Pola Nussbaum
Born: 1922
Raczki, Poland
Pola was born to a Jewish family in a small town [in Poland] about three miles from the German border. Her family had lived there for generations. Pola's father exported geese and other goods to Germany; her mother owned a fabric store. They lived with Pola's grandmother in a large, single-level, gray stucco house. Raczki had a small Jewish community with a Hebrew school that Pola attended.
1933-39: In 1937 Pola began secondary school in the town of Suwalki. She excelled in math, and hoped to study engineering and oil exploration at the university. When war [World War II] began in September 1939, Pola and her father went to a town about 40 miles away to hide some of Pola's mother's valuable fabrics. Then the Nussbaums escaped east towards the Soviet border.
1940-42: By 1941 the family was in the Slonim ghetto.
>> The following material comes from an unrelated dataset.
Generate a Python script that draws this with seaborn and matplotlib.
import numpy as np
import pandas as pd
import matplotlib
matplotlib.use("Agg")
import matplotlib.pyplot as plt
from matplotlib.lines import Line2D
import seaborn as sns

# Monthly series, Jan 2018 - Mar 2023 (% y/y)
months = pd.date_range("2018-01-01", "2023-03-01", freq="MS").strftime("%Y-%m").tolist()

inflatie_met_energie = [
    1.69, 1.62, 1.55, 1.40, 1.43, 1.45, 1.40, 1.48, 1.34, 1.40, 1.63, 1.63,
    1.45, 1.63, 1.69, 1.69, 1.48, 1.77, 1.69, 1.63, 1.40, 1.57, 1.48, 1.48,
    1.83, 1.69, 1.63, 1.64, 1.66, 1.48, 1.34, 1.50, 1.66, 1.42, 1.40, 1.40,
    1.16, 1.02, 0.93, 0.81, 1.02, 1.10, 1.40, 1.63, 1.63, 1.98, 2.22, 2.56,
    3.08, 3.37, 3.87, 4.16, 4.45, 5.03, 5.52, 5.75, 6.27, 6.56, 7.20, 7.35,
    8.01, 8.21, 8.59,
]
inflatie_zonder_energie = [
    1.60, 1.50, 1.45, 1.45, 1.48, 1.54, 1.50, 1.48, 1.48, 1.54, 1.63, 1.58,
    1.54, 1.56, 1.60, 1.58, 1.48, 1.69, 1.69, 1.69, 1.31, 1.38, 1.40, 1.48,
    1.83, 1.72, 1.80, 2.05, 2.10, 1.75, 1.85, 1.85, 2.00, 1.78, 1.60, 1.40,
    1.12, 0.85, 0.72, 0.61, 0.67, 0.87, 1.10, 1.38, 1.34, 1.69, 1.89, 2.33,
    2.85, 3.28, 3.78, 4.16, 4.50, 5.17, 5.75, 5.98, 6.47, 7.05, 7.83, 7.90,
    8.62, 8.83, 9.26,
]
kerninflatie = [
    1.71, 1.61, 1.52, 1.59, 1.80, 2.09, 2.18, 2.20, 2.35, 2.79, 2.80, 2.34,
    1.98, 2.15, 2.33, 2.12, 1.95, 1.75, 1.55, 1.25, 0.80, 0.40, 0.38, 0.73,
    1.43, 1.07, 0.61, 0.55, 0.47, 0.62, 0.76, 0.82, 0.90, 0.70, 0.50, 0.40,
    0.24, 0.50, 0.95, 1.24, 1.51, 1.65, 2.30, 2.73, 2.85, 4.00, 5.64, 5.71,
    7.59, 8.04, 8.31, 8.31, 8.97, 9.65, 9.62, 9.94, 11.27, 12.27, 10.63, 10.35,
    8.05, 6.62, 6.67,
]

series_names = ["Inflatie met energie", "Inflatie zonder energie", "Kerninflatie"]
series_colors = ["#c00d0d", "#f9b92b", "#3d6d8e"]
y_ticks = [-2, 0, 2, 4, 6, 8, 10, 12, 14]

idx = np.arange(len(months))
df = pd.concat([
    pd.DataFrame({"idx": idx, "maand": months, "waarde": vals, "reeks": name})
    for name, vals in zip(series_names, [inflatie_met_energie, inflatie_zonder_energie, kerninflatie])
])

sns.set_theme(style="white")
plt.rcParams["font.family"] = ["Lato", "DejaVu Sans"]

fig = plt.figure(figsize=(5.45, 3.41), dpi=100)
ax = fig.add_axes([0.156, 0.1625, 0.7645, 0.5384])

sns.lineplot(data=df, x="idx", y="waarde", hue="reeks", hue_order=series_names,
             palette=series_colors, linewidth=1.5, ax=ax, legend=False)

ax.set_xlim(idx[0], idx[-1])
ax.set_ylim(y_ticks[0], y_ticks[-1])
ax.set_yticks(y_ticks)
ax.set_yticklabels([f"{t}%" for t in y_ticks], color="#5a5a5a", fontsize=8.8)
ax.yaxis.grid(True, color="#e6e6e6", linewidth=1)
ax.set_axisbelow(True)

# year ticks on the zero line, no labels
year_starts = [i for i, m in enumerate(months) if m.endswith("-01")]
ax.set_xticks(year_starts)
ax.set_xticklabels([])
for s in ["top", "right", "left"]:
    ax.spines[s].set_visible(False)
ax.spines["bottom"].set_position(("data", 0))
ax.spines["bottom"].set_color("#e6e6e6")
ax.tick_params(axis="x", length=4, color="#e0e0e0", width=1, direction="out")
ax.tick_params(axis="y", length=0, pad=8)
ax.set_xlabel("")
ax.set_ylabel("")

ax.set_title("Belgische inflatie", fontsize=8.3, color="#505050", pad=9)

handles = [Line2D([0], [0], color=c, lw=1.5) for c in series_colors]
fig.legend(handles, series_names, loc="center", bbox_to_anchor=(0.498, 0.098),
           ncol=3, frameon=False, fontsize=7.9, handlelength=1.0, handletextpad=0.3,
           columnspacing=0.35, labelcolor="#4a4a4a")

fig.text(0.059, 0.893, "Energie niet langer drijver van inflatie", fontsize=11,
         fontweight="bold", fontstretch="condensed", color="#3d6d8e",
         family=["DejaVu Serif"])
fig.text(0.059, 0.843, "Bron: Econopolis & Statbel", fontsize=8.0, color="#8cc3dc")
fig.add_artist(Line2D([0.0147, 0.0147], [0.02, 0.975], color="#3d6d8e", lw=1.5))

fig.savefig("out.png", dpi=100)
Pola's mother slipped her daughters Pola and Lisa out to a Christian friend in town who refused to hide them and sent the girls to the forest. There they came across Jews being shot into pits. Found by a forester, they were marched to the line of those waiting to be killed but managed to flee. The forester shot at them but missed. Then he threw his axe and hit Pola's leg. The sisters ran to town where a Christian woman hid them in a sofa-bed until the massacre ended.
Pola and her sister returned to the ghetto to find their mother dead. On June 29, 1942, Pola was shot to death while attempting to escape under the ghetto fence. She was 19.